Opening a local bank account will be mandatory for establishment purposes, and will be useful for daily operations.

 

Tax filing is more constraining than a representative office, since it must be done on an annual basis, but also on monthly or bi-monthly basis (for revenue and business tax filing). Assistance from a local CPA is strongly recommended.

 

 

C – Subsidiary of a foreign corporation

 

The Taiwanese law regulates four main types of corporations.
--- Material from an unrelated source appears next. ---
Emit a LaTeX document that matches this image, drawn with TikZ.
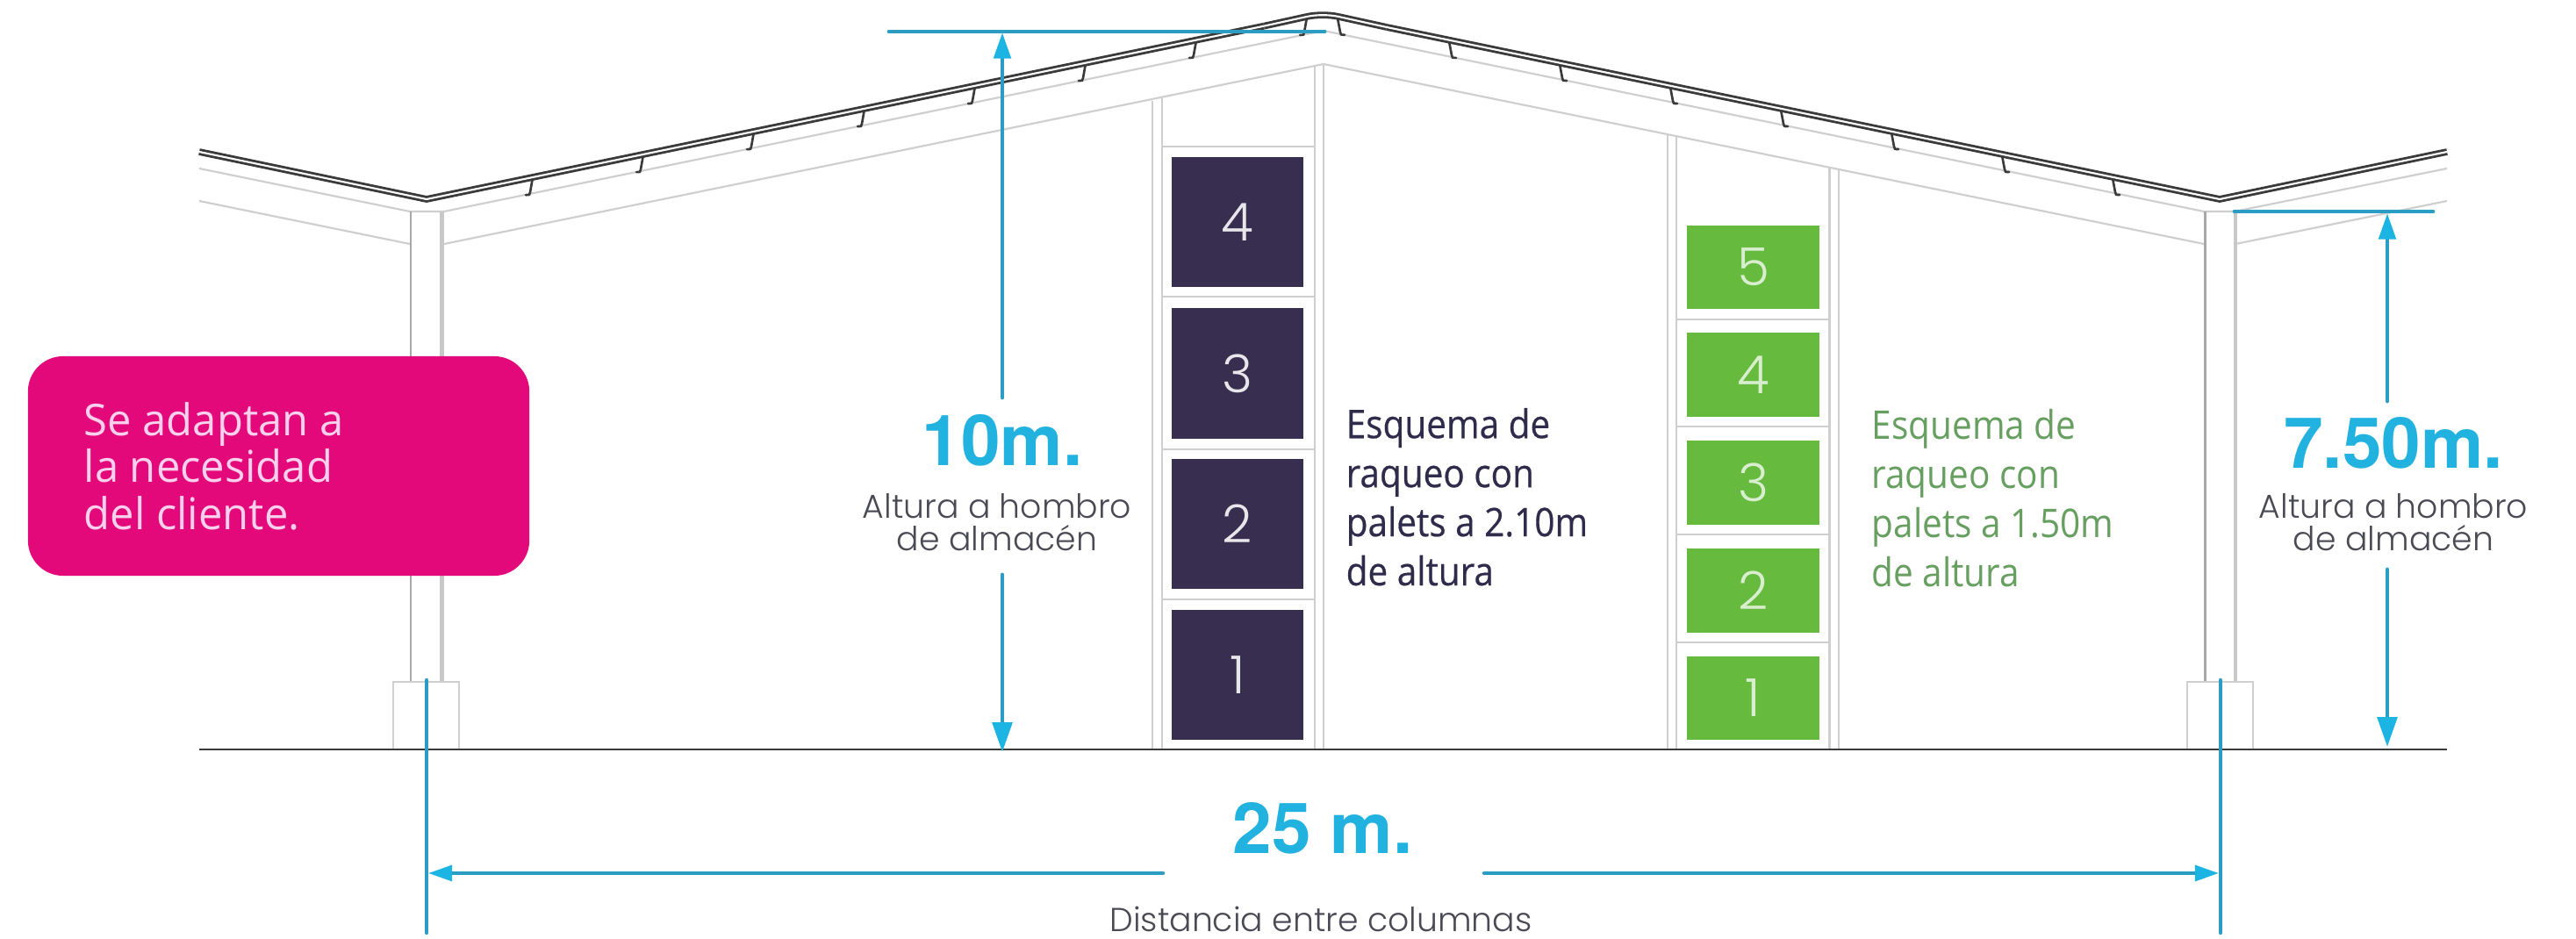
\documentclass[tikz,border=0pt]{standalone}
\usepackage{fontspec}
\usetikzlibrary{arrows.meta}
\setmainfont{Open Sans}
\newfontfamily\fmy[FakeStretch=0.90,FakeBold=0.4]{Open Sans}
\newfontfamily\fgr[FakeStretch=0.90]{Open Sans}
\newfontfamily\fnote[FakeStretch=0.98]{Open Sans}
\newfontfamily\fgeo{Poppins Light}
\newfontfamily\fbig{TeX Gyre Heros}
\definecolor{graya}{HTML}{CFCFCF}
\definecolor{colL}{HTML}{A8A8A8}
\definecolor{colR}{HTML}{C8C8C8}
\definecolor{roofc}{HTML}{3A3A3A}
\definecolor{linec}{HTML}{2B9DC4}
\definecolor{headc}{HTML}{1CB4E3}
\definecolor{bignum}{HTML}{22B2DF}
\definecolor{darkp}{HTML}{382E50}
\definecolor{greenp}{HTML}{66BB3E}
\definecolor{pinkb}{HTML}{E3097A}
\definecolor{pinkt}{HTML}{FBD0EC}
\definecolor{greent}{HTML}{669F60}
\definecolor{darkt}{HTML}{2F2B4B}
\definecolor{greyt}{HTML}{4A4A55}
\tikzset{
  x=0.01cm,y=-0.01cm,
  wall/.style={draw=graya,line width=0.62pt},
  wallthin/.style={draw=graya,line width=0.55pt},
  colleft/.style={draw=colL,line width=0.85pt},
  colright/.style={draw=colR,line width=1.4pt},
  roof/.style={draw=roofc,line width=0.8pt,double=white,double distance=0.6pt},
  hook/.style={draw=roofc,line width=0.75pt,line cap=round},
  dim/.style={draw=linec,line width=1.4pt,line cap=round},
  dimthin/.style={draw=linec,line width=1.25pt,line cap=round},
  arrowS/.style={dim,-{Triangle[length=8.4pt,width=5.4pt,color=headc]}},
  arrowL/.style={dim,-{Triangle[length=9.6pt,width=6.3pt,color=headc]}},
  arrowH/.style={dimthin,-{Triangle[length=7.7pt,width=5pt,color=headc]}},
  palletD/.style={fill=darkp,draw=none,text=white!88!darkp,minimum width=150.5*0.2845pt,minimum height=148*0.2845pt,inner sep=0pt,font=\fgeo\fontsize{17}{20}\selectfont},
  palletG/.style={fill=greenp,draw=none,text=white!75!greenp,minimum width=150.5*0.2845pt,minimum height=95.5*0.2845pt,inner sep=0pt,font=\fgeo\fontsize{17}{20}\selectfont},
  bigtxt/.style={font=\fbig\bfseries\fontsize{22.8}{26}\selectfont,text=bignum,inner sep=0pt},
  subtxt/.style={font=\fgeo\fontsize{10.75}{10.24}\selectfont,text=greyt,inner sep=0pt,align=center},
  schema/.style={font=\fontsize{12.8}{15.9}\selectfont,inner sep=0pt,align=left},
}
\begin{document}
\begin{tikzpicture}
\path[use as bounding box,fill=white] (0,0) rectangle (2935,1070);
% wall / truss lines
\draw[wall] (227,192) -- (467,241) -- (506,241) -- (1508,35) -- (2511,241) -- (2546,241) -- (2788,192);
\draw[wall] (227,229) -- (467,278);
\draw[wall] (506,278) -- (1508,73) -- (2511,278);
\draw[wall] (2547,278) -- (2788,229);
% columns
\draw[colleft] (468,241) -- (468,777);
\draw[colright] (503.5,241) -- (503.5,777);
\draw[colleft] (2512,241) -- (2512,777);
\draw[colright] (2547,241) -- (2547,777);
% footings
\draw[wallthin] (448,854) -- (448,777) -- (523,777) -- (523,854);
\draw[wallthin] (2492,854) -- (2492,777) -- (2567,777) -- (2567,854);
% purlin hooks
\foreach \hx in {606,732,858,984,1110,1236,1362,1488}{
  \pgfmathsetmacro{\hy}{227-0.2067*(\hx-486)}
  \draw[hook] (\hx+6,\hy-1) -- (\hx+1,\hy) -- (\hx-2,\hy+17) .. controls (\hx-2.5,\hy+20) .. (\hx-7,\hy+20);
}
\foreach \hx in {1525,1652,1778,1904,2030,2156,2282,2408}{
  \pgfmathsetmacro{\hy}{16+0.2065*(\hx-1507)}
  \draw[hook] (\hx-6,\hy) -- (\hx-1,\hy+1) -- (\hx+2,\hy+17) .. controls (\hx+2.5,\hy+20) .. (\hx+7,\hy+20);
}
% roof
\draw[roof,line join=miter] (227,173) -- (486,227) -- (1440,29.7);
\draw[roof,line join=round,rounded corners=5pt] (1440,29.7) -- (1507,15) -- (1580,31);
\draw[roof,line join=miter] (1580,31) -- (2529,227) -- (2788,173);
% racks
\draw[wall] (1313,115) -- (1313,854);
\draw[wall] (1324,112) -- (1324,854);
\draw[wall] (1498,76) -- (1498,854);
\draw[wall] (1508,73) -- (1508,854);
\foreach \sy in {167,338,512,683} \draw[wallthin] (1324,\sy) -- (1498,\sy);
\draw[wall] (1900,153) -- (1900,854);
\draw[wall] (1910,155) -- (1910,854);
\draw[wall] (2084.5,191) -- (2084.5,854);
\draw[wall] (2095,193) -- (2095,854);
\foreach \sy in {364,486,609,732} \draw[wallthin] (1910,\sy) -- (2084.5,\sy);
% pallets
\node[palletD] (d4) at (1410,253) {4};
\node[palletD] (d3) at (1410,425.5) {3};
\node[palletD] (d2) at (1410,597) {2};
\node[palletD] (d1) at (1410,769) {1};
\node[palletG] (g5) at (1997.5,304.5) {5};
\node[palletG] (g4) at (1997.5,427) {4};
\node[palletG] (g3) at (1997.5,550) {3};
\node[palletG] (g2) at (1997.5,673) {2};
\node[palletG] (g1) at (1997.5,795.5) {1};
% ground
\draw[draw=roofc,line width=0.85pt] (227,854) -- (2788,854);
% note
\node[fill=pinkb,draw=none,rounded corners=11.4pt,minimum width=571*0.2845pt,minimum height=250*0.2845pt,inner sep=0pt] (note) at (317.5,531) {};
\node[anchor=base west,inner sep=0pt,align=left,text=pinkt,font=\fnote\fontsize{14.2}{15.2}\selectfont] (notetext) at (95,603) {Se adaptan a\\la necesidad\\del cliente.};
% schema texts
\node[schema,anchor=base west,text=darkt] (sdark) at (1533,667) {\fmy Esquema de\\\fmy raqueo con\\\fmy palets a 2.10m\\\fmy de altura};
\node[schema,anchor=base west,text=greent] (sgreen) at (2132,668) {\fgr Esquema de\\\fgr raqueo con\\\fgr palets a 1.50m\\\fgr de altura};
% big labels
\node[bigtxt,anchor=base] (h10) at (1142,531) {10m.};
\node[subtxt,anchor=base] (h10s) at (1136,627) {Altura a hombro\\de almacén};
\node[bigtxt,anchor=base] (h75) at (2727,533) {7.50m.};
\node[subtxt,anchor=base] (h75s) at (2727,627) {Altura a hombro\\de almacén};
\node[bigtxt,anchor=base] (w25) at (1507,972) {25 m.};
\node[subtxt,anchor=base] (w25s) at (1505,1061) {Distancia entre columnas};
% dimension coordinates
\coordinate (topL) at (1013,36);
\coordinate (topR) at (1509,36);
\coordinate (topT) at (1142,37);
\coordinate (a10a) at (1142,453);
\coordinate (a10b) at (1142,655);
\coordinate (a10c) at (1142,857);
\coordinate (eaveL) at (2546,241);
\coordinate (eaveR) at (2772,241);
\coordinate (eaveT) at (2720,243);
\coordinate (a75a) at (2720,457);
\coordinate (a75b) at (2720,649);
\coordinate (a75c) at (2720,851);
\coordinate (cLt) at (486,775);
\coordinate (cLb) at (486,1063);
\coordinate (cRt) at (2530,775);
\coordinate (cRb) at (2530,1063);
\coordinate (wL) at (488,995);
\coordinate (wLe) at (1325,995);
\coordinate (wRs) at (1691,995);
\coordinate (wR) at (2528,995);
% dimensions
\draw[dim] (topL) -- (topR);
\draw[arrowS] (a10a) -- (topT);
\draw[arrowL] (a10b) -- (a10c);
\draw[dim] (eaveL) -- (eaveR);
\draw[arrowS] (a75a) -- (eaveT);
\draw[arrowL] (a75b) -- (a75c);
\draw[dimthin] (cLt) -- (cLb);
\draw[dimthin] (cRt) -- (cRb);
\draw[arrowH] (wLe) -- (wL);
\draw[arrowH] (wRs) -- (wR);
\end{tikzpicture}
\end{document}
The most used ones are the Limited Company, with no mandatory minimum capital (but minimum capital is recommended – usually 5,000 USD), and which can have only one shareholder (either individual or corporation), and besides, the Company Limited by Shares, with no minimum mandatory capital and which has a more structured corporate organization (Board of Directors with three Directors at minimum, minimum of two shareholders, one mandatory supervisor, etc.)

 

These two different types of structure are chosen according to the needs of shareholders and management (majority rules are different in each case).

 

The inception of a subsidiary of a foreign corporation may be subject to prior approval (Foreign Investment Approval) by the Commission of Investment of the MOEA. Such procedure usually includes submission of a small business plan to submit to the authorities.

 

The name of the company will also have to be checked by the MOEA and protected once approved.

 

The whole establishment process usually takes between two and three-four months, starting from recognition of the foreign parent company, then with foreign investment approval, final approval and registration before several administrations in Taiwan.

 

The procedure for obtaining a working permit and a residence visa, as regards the foreign President or Director of the company, is the same as for the branch office.

 

However, in some cases, recruiting foreign managers and employees will be possible only if the capital of the company meets some minimum legal amounts and/or the annual revenues of that company reach some minimum amounts.